Where the operating-currency contract is not available, the buyer should plan the currency hedging strategy that the contract requires. The hedging strategy may add 0.5 to 1.5 percentage points to the effective annual cost, depending on the currency pair and the term, and the hedging cost should be captured in the total cost of ownership analysis.
The discount sustainability across renewals
The discount achieved at signature is not automatically sustained across renewals. Salesforce typically attempts to compress the discount at each renewal, with the rationale that the buyer’s scale has stabilized and the deeper discount is no longer required to win the commitment. The buyer-side counter is to negotiate the discount sustainability explicitly, with the renewal cap applying to the effective rate rather than to the list-price relationship.
The discount sustainability is one of the most overlooked structural protections in Sales Cloud contracts. Buyers who negotiate strong initial discount but fail to protect it at renewal typically see the effective discount erode by 5 to 10 percentage points across each renewal cycle, with the cumulative effect across multiple cycles producing a meaningful structural cost increase.

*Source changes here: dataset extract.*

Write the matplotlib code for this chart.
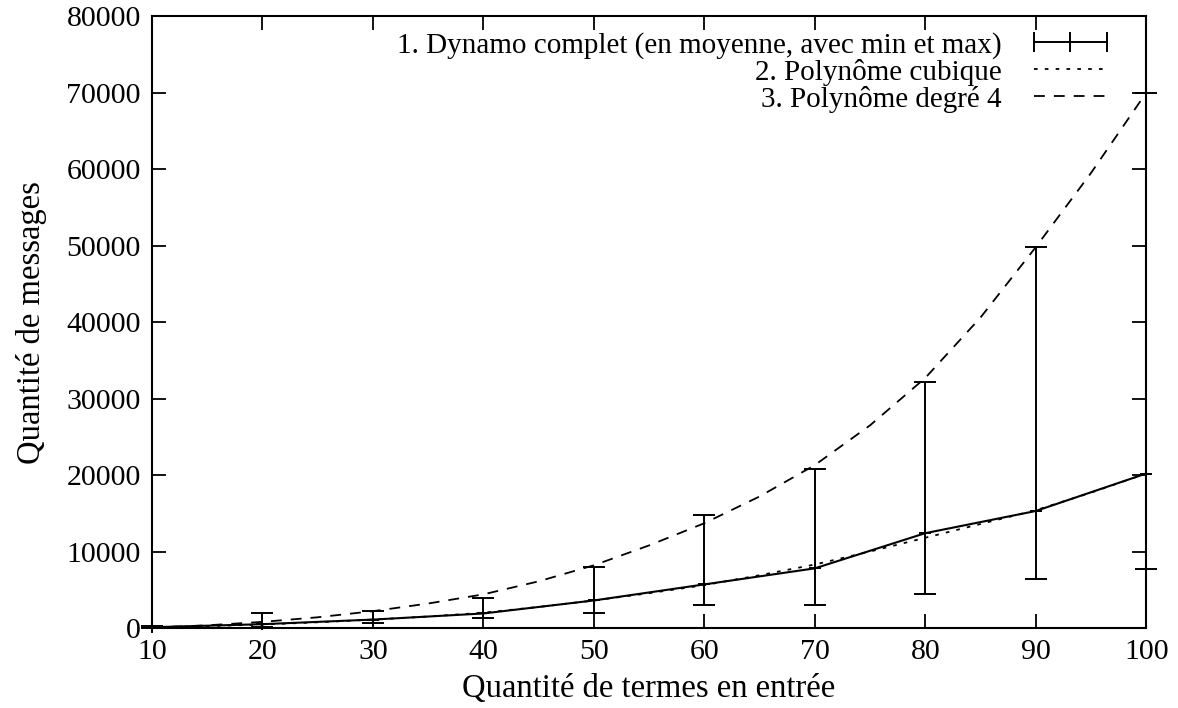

The fully loaded per-user cost
The fully loaded per-user cost includes the base license, the add-ons, the implementation amortization, the integration cost, the support cost, and the administration cost. The fully loaded cost is typically two to three times the headline per-user license cost, and the disciplined buyer evaluates Sales Cloud economics on the fully loaded basis rather than the license-only basis. The fully loaded perspective often produces different decisions than the license-only perspective, and the difference is the source of the discipline that distinguishes mature procurement from immature procurement.